As Goldman relates, the Non-Aggression Pact allowed Hitler to invade Poland and Stalin to successfully confront Japanese expansion in northeast Asia, tacitly permitting each leader to do as he pleased without the worry of a two-front war. Surprisingly, however, the Battle of Nomonhan was the result of a series of military and diplomatic blunders by both the Russians and the Japanese starting back in 1931.
 
Neither nation sought war in Manchuria, but due to a number of minor border skirmishes, faulty intelligence of each other’s intentions and capabilities, and strident Japanese nationalism and militarism rashly encouraged by mid-level Japanese army officers, the inconsequential little village of Nomonhan in Manchuria became the unwilling site of a huge land battle.
 
Goldman tells the history of the conflict, from the early days of Japanese expansion into Manchuria and Korea, the Russian expansion into Mongolia, and the years of tense standoff, confrontation, and compromise as each nation tried to outwit and outmaneuver the other for dominance in northeast Asia.
 
He tells of the rise of Japan’s Kwantung Army, charged with the brutal occupation of northeast Asia and the suppression of Chinese, Korean, and Manchurian influence starting in 1931, and how the Kwantung Army actually had such power and influence that it could ignore orders from Tokyo and do pretty much whatever it pleased. This arrogance was the result of a doctrinal attitude called “gekokujo” or “rule from below” which encouraged junior leadership, defying senior officers and even the emperor. This superior attitude would prove disastrous for the Japanese in the coming battle.
 
Goldman describes the steps leading up to the battle, including the decisions and blunders by both sides, as well as the ferocious four-month battle that saw human wave assaults by infantry, massed attacks by thousands of tanks, and massive World War I style artillery barrages.
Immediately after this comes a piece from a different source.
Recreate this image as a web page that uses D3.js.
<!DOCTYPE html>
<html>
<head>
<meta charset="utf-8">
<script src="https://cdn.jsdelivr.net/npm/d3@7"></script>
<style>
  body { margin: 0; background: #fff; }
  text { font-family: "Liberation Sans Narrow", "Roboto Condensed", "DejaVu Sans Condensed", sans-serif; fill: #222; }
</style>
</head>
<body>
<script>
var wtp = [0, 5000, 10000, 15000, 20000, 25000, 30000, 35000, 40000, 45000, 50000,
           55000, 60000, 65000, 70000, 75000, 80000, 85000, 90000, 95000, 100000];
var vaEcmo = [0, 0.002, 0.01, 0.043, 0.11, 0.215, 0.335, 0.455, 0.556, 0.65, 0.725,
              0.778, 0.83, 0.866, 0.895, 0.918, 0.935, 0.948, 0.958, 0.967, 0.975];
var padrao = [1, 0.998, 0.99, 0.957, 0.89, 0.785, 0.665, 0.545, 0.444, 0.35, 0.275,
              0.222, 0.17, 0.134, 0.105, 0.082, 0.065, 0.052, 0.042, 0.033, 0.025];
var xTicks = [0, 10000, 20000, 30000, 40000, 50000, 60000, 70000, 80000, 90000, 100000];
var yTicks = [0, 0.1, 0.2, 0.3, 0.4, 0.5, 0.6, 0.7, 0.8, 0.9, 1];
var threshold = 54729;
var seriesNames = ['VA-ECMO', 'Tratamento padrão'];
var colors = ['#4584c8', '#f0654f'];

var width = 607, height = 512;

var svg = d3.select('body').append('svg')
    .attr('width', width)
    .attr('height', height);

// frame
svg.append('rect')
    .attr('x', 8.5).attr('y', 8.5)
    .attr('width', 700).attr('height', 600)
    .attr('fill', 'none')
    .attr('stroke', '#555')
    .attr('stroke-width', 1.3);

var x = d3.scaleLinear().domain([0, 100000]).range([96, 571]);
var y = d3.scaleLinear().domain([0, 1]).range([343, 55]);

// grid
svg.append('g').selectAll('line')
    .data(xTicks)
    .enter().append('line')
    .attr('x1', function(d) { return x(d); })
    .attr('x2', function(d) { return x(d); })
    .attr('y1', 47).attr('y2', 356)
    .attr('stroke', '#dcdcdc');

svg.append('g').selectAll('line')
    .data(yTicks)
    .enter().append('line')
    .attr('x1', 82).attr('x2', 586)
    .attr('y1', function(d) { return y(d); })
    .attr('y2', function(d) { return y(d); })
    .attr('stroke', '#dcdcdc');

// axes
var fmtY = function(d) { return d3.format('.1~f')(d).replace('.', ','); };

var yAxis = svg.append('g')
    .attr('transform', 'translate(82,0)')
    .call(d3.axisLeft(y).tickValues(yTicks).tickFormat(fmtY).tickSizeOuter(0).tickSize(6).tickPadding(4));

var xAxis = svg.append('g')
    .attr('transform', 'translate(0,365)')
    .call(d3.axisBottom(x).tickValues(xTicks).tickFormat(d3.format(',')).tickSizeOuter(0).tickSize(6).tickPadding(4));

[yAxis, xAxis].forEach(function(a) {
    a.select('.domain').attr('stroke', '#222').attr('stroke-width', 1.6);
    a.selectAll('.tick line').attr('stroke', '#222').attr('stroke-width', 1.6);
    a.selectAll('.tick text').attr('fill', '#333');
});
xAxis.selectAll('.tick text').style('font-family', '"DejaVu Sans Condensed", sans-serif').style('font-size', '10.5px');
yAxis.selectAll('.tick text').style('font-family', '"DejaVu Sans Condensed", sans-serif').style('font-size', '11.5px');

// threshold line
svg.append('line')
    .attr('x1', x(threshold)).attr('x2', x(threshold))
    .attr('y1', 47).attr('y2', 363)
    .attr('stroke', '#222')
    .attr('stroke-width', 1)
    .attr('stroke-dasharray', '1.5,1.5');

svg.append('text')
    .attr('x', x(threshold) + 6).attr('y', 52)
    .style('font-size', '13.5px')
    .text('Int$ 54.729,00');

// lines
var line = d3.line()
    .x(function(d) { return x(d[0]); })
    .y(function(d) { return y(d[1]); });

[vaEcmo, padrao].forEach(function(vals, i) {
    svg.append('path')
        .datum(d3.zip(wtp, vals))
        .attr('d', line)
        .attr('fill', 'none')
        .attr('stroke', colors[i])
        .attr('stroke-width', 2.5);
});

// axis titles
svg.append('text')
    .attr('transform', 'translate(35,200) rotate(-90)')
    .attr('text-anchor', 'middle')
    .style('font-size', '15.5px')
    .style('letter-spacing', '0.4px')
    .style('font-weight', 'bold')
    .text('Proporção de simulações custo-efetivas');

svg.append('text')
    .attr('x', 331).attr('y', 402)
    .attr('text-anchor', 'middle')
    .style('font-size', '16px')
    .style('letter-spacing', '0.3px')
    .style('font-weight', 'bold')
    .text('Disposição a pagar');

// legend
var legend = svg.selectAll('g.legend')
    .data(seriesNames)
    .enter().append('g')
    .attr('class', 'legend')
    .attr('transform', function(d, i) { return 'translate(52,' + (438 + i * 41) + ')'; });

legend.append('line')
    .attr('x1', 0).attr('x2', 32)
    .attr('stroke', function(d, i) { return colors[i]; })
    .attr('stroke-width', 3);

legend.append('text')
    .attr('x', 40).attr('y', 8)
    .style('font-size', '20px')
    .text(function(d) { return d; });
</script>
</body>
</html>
Casualties were in the tens of thousands, all for a squalid village nobody really cared about.
 
The Russians were led by Gen. Georgy Zhukov, an untested general hastily flown in from Minsk. Zhukov turned out to be a most capable commander of large formations, carefully orchestrating infantry, armor, artillery, air power, logistics, and intelligence to produce a stunning victory. As Goldman says, the Japanese were utterly crushed, suffering “the worst military defeat in modern Japanese history up to that time.”
   

The Russian victory at Nomonhan more than made up for their humiliating defeat in the 1905 Russo-Japanese War. And Zhukov went on to greatness as the savior of Moscow in 1941 and the victor at Stalingrad a year later. Several of the leading Japanese figures at Nomonhan would later become well-known in the Pacific War, but for different reasons.

Students of military and political history will find this book to be a valuable resource for their understanding of the dynamics of military and political decisions that directly impacted World War II. And it makes for exciting reading.